Container resolves the dependencies with the Resolve(), Call(), and Fill() methods.

The Resolve() method takes reference of the abstraction type and fills it with the appropriate concrete.

var a Abstraction
err := container.Resolve(&a)
// `a` will be an implementation of the Abstraction

Example of resolving using references:

var m Mailer
err := container.Resolve(&m)
// `m` will be an implementation of the Mailer interface
m.Send("[email protected]", "Hello Milad!")

Example of named-resolving using references:

var s Shape
err := container.NamedResolve(&s, "rounded")
// `s` will be an implementation of the Shape that named rounded

The Call() method takes a receiver (function) with arguments of abstractions you need. It calls it with parameters of appropriate concretes.

err := container.Call(func(a Abstraction) {
    // `a` will be an implementation of the Abstraction
})

Example of resolving using closures:

err := container.Call(func(db Database) {
  // `db` will be an implementation of the Database interface
  db.Query("...")
})

You can also resolve multiple abstractions like the following example:

err := container.Call(func(db Database, s Shape) {
  db.Query("...")
  s.Area()
})

Caution: The Call() method does not support named bindings.
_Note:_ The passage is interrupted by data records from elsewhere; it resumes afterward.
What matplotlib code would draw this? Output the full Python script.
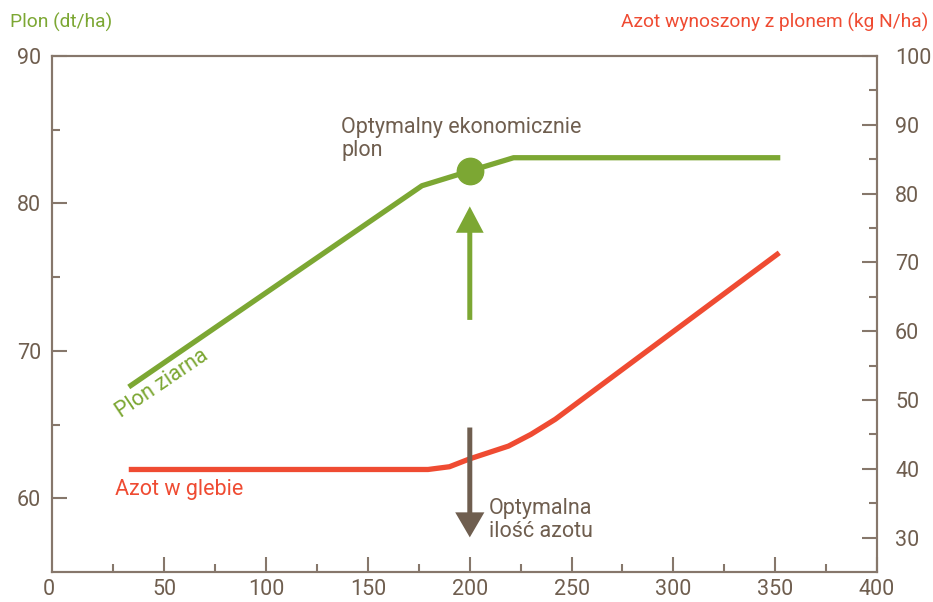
import matplotlib.pyplot as plt
import numpy as np
from matplotlib.ticker import FixedLocator

plt.rcParams['font.family'] = ['Roboto', 'DejaVu Sans']

# dawka azotu (kg N/ha) i plon ziarna (dt/ha) - lewa os
dawka_plon = [32.5, 176.5, 200, 221.5, 352.5]
plon = [67.55, 81.2, 82.2, 83.1, 83.1]

# azot w glebie / wynoszony z plonem (kg N/ha) - prawa os
dawka_azot = [32.5, 179.5, 190, 200, 219, 230, 242, 352]
azot = [39.9, 39.9, 40.3, 41.45, 43.3, 45.0, 47.2, 71.4]

opt_dawka = 200
opt_plon = 82.2

x_ticks = [50, 100, 150, 200, 250, 300, 350, 400]
x_minor = [25, 75, 125, 175, 225, 275, 325, 375]
y_left_ticks = [60, 70, 80, 90]
y_left_minor = [65, 75, 85]
y_right_ticks = [30, 40, 50, 60, 70, 80, 90, 100]
y_right_minor = [35, 45, 55, 65, 75, 85, 95]

GREEN = '#7ca733'
RED = '#ef4b32'
BROWN = '#6f5e4f'
AXIS = '#86776b'

fig = plt.figure(figsize=(9.33, 6.02), dpi=100)
ax = fig.add_axes([52/933, 30/602, 825/933, 516/602])
ax2 = ax.twinx()
ax.set_zorder(ax2.get_zorder() + 1)
ax.patch.set_visible(False)

ax.set_xlim(-5.2, 400)
ax.set_ylim(55, 90)
ax2.set_ylim(25, 100)

ax2.plot(dawka_azot, azot, color=RED, lw=3.8, solid_capstyle='butt', solid_joinstyle='round')
ax.plot(dawka_plon, plon, color=GREEN, lw=3.8, solid_capstyle='butt', solid_joinstyle='round')
ax.plot([opt_dawka], [opt_plon], 'o', ms=19, color=GREEN, zorder=5)

# strzalki
ax.annotate('', xy=(opt_dawka, 79.8), xytext=(opt_dawka, 72.1),
            arrowprops=dict(width=3.6, headwidth=20, headlength=19, color=GREEN, lw=0, shrink=0))
ax.annotate('', xy=(opt_dawka, 57.35), xytext=(opt_dawka, 64.8),
            arrowprops=dict(width=3.6, headwidth=21, headlength=18, color=BROWN, lw=0, shrink=0))

fs = 15.5
ax.text(136.9, 85.85, 'Optymalny ekonomicznie\nplon', color=BROWN, fontsize=fs,
        ha='left', va='top', linespacing=1.1)
ax.text(209.5, 60.0, 'Optymalna\nilość azotu', color=BROWN, fontsize=fs,
        ha='left', va='top', linespacing=1.12)
ax.text(25.8, 60.25, 'Azot w glebie', color=RED, fontsize=fs, ha='left', va='baseline')
ax.text(48.9, 67.75, 'Plon ziarna', color=GREEN, fontsize=fs, ha='center', va='center',
        rotation=34, rotation_mode='anchor')

fig.text(10/933, 1 - 22/602, 'Plon (dt/ha)', color=GREEN, fontsize=13.8, ha='left', va='center')
fig.text(928/933, 1 - 22/602, 'Azot wynoszony z plonem (kg N/ha)', color=RED, fontsize=13.8,
         ha='right', va='center')

# osie
ax.set_xticks(x_ticks)
ax.xaxis.set_minor_locator(FixedLocator(x_minor))
ax.set_yticks(y_left_ticks)
ax.yaxis.set_minor_locator(FixedLocator(y_left_minor))
ax2.set_yticks(y_right_ticks)
ax2.yaxis.set_minor_locator(FixedLocator(y_right_minor))

ax.tick_params(axis='x', which='major', direction='in', length=11, width=1.5, color=AXIS,
               labelcolor=BROWN, labelsize=fs, pad=5)
ax.tick_params(axis='x', which='minor', direction='in', length=6, width=1.5, color=AXIS)
ax.tick_params(axis='y', which='major', direction='in', length=11, width=1.5, color=AXIS,
               labelcolor=BROWN, labelsize=fs, pad=8)
ax.tick_params(axis='y', which='minor', direction='in', length=6, width=1.5, color=AXIS)
ax2.tick_params(axis='y', which='major', direction='in', length=11, width=1.5, color=AXIS,
                labelcolor=BROWN, labelsize=fs, pad=13)
ax2.tick_params(axis='y', which='minor', direction='in', length=6, width=1.5, color=AXIS)

# etykieta "0" lezy troche na lewo od osi
ax.annotate('0', xy=(-7, 0), xycoords=('data', 'axes fraction'), xytext=(0, -5),
            textcoords='offset points', ha='center', va='top', color=BROWN, fontsize=fs,
            annotation_clip=False)

for a in (ax, ax2):
    for s in a.spines.values():
        s.set_color(AXIS)
        s.set_linewidth(1.5)

fig.savefig('out.png', dpi=100)
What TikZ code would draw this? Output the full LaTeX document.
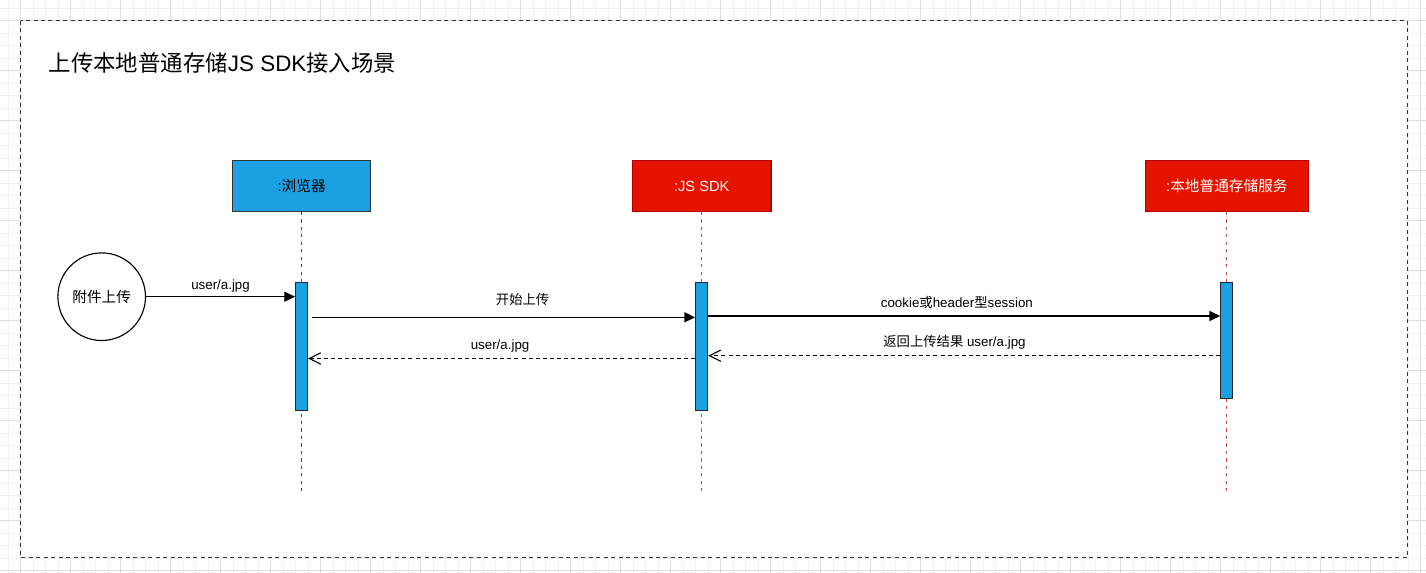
\documentclass[tikz,border=0pt]{standalone}
\usepackage{fontspec}
\setmainfont{Liberation Sans}
\newfontfamily\cjk{Noto Sans CJK SC}
\usetikzlibrary{arrows.meta}
\definecolor{gridminor}{HTML}{F0F0F0}
\definecolor{gridmajor}{HTML}{DDDDDD}
\definecolor{dblue}{HTML}{1BA1E2}
\definecolor{dred}{HTML}{E51400}
\definecolor{dredline}{HTML}{B20000}
\definecolor{lifered}{HTML}{D04848}
\definecolor{framecol}{HTML}{333333}
\tikzset{
  gminor/.style={draw=gridminor, line width=0.75pt},
  gmajor/.style={draw=gridmajor, line width=0.75pt},
  framebox/.style={draw=framecol, fill=white, line width=0.85pt, dash pattern=on 3pt off 2.6pt},
  bluehead/.style={rectangle, draw=black!80, fill=dblue, line width=0.85pt, minimum width=103.5pt, minimum height=38pt, inner sep=0pt, font=\fontsize{11pt}{13pt}\selectfont, text=black},
  redhead/.style={rectangle, draw=dredline, fill=dred, line width=0.85pt, minimum height=38pt, inner sep=0pt, font=\fontsize{11pt}{13pt}\selectfont, text=white},
  lifegray/.style={draw=black!70, line width=0.85pt, dash pattern=on 2.4pt off 3.2pt},
  lifered/.style={draw=lifered, line width=0.85pt, dash pattern=on 2.4pt off 3.2pt},
  actbar/.style={rectangle, draw=black!85, fill=dblue, line width=0.85pt, minimum width=9pt, inner sep=0pt},
  msg/.style={draw=black, line width=0.85pt, -{Triangle[length=8pt,width=7.5pt]}},
  ret/.style={draw=black, line width=0.85pt, dash pattern=on 3pt off 2.3pt, -{Straight Barb[length=8.5pt,width=8.5pt]}},
  lbl/.style={midway, inner sep=0pt, font=\fontsize{10pt}{12pt}\selectfont, text=black},
}
\begin{document}
\begin{tikzpicture}[x=0.75pt,y=-0.75pt]
\useasboundingbox (0,0) rectangle (1426,573);
\fill[white] (0,0) rectangle (1426,573);
% grid
\foreach \i in {0,...,113} { \draw[gminor] ({8.2+12.5*\i},0) -- ++(0,573); }
\foreach \i in {0,...,45} { \draw[gminor] (0,{8.2+12.5*\i}) -- ++(1426,0); }
\foreach \i in {0,...,28} { \draw[gmajor] ({20.7+50*\i},0) -- ++(0,573); }
\foreach \i in {0,...,11} { \draw[gmajor] (0,{20.7+50*\i}) -- ++(1426,0); }
% frame
\draw[framebox] (20.7,20.7) rectangle (1407.3,557.7);
% title
\node[anchor=west, inner sep=0pt, font=\fontsize{16.8pt}{19pt}\selectfont] (title) at (48.5,62.5) {{\cjk 上传本地普通存储}JS SDK{\cjk 接入场景}};
% heads
\node[bluehead] (br) at (301.7,186) {:{\cjk 浏览器}};
\node[redhead, minimum width=104pt] (sdk) at (701.7,186) {:JS SDK};
\node[redhead, minimum width=122.5pt] (svc) at (1226.9,186) {:{\cjk 本地普通存储服务}};
% lifeline ends
\coordinate (brend) at (301.7,492);
\coordinate (sdkend) at (701.7,492);
\coordinate (svcend) at (1226.9,492);
\draw[lifegray] (br.south) -- (brend);
\draw[lifered] (sdk.south) -- (sdkend);
\draw[lifered] (svc.south) -- (svcend);
% activation bars
\node[actbar, minimum height=96pt] (brbar) at (301.6,346.7) {};
\node[actbar, minimum height=96pt] (sdkbar) at (701.7,346.7) {};
\node[actbar, minimum height=87pt] (svcbar) at (1226.7,340.7) {};
% start circle
\node[circle, draw=black, fill=white, line width=0.85pt, minimum size=65.7pt, inner sep=0pt, font=\fontsize{11pt}{13pt}\selectfont] (att) at (101.7,296.7) {{\cjk 附件上传}};
% message levels
\coordinate (y2) at (0,317.3);
\coordinate (y3) at (0,316);
\coordinate (y4) at (0,355.7);
\coordinate (y5) at (0,358.5);
% messages
\draw[msg] (att.east) -- (att.east -| brbar.west) node[lbl, yshift=8pt] {user/a.jpg};
\draw[msg] ([xshift=3pt]brbar.east |- y2) -- (sdkbar.west |- y2) node[lbl, xshift=14.2pt, yshift=13.5pt] {{\cjk 开始上传}};
\draw[msg] (sdkbar.east |- y3) -- (svcbar.west |- y3) node[lbl, xshift=-5.5pt, yshift=10pt] {cookie{\cjk 或}header{\cjk 型}session};
\draw[ret] (svcbar.west |- y4) -- (sdkbar.east |- y4) node[lbl, xshift=-7.3pt, yshift=10pt] {{\cjk 返回上传结果} user/a.jpg};
\draw[ret] (sdkbar.west |- y5) -- (brbar.east |- y5) node[lbl, xshift=-1.2pt, yshift=9.4pt] {user/a.jpg};
\end{tikzpicture}
\end{document}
The Fill() method takes a struct (pointer) and resolves its fields.

The example below expresses how the Fill() method works.

type App struct {
    mailer Mailer   `container:"type"`
    sql Database    `container:"name"`
    noSql Database  `container:"name"`
    x int
}

myApp := App{}

err := container.Fill(&myApp)

// [Typed Bindings]
// `myApp.mailer` will be an implementation of the Mailer interface

// [Named Bindings]
// `myApp.sql` will be a sql implementation of the Database interface
// `myApp.noSql` will be a noSql implementation of the Database interface

// `myApp.x` will be ignored since it has no `container` tag

You can resolve dependencies at the binding time if you need previous dependencies for the new one.

The following example shows resolving dependencies at binding time.

// Bind Config to JsonConfig
err := container.Singleton(func() Config {
    return &JsonConfig{...}
})

// Bind Database to MySQL
err := container.Singleton(func(c Config) Database {
    // `c` will be an instance of `JsonConfig`
    return &MySQL{
        Username: c.Get("DB_USERNAME"),
        Password: c.Get("DB_PASSWORD"),
    }
})

By default, the Container keeps your bindings in the global instance. Sometimes you may want to create a standalone instance for a part of your application. If so, create a standalone instance like the example below.

c := container.New()

err := c.Singleton(func() Database {
    return &MySQL{}
})

err := c.Call(func(db Database) {
    db.Query("...")
})

The rest stays the same. The global container is still available.

The package Container inevitably uses reflection in binding and resolving processes. If performance is a concern, try to bind and resolve the dependencies out of the processes that run many times (for example, HTTP handlers). Place it where that runs only once when you run your application like main and init functions, instead.

GoLobby Container is released under the MIT License.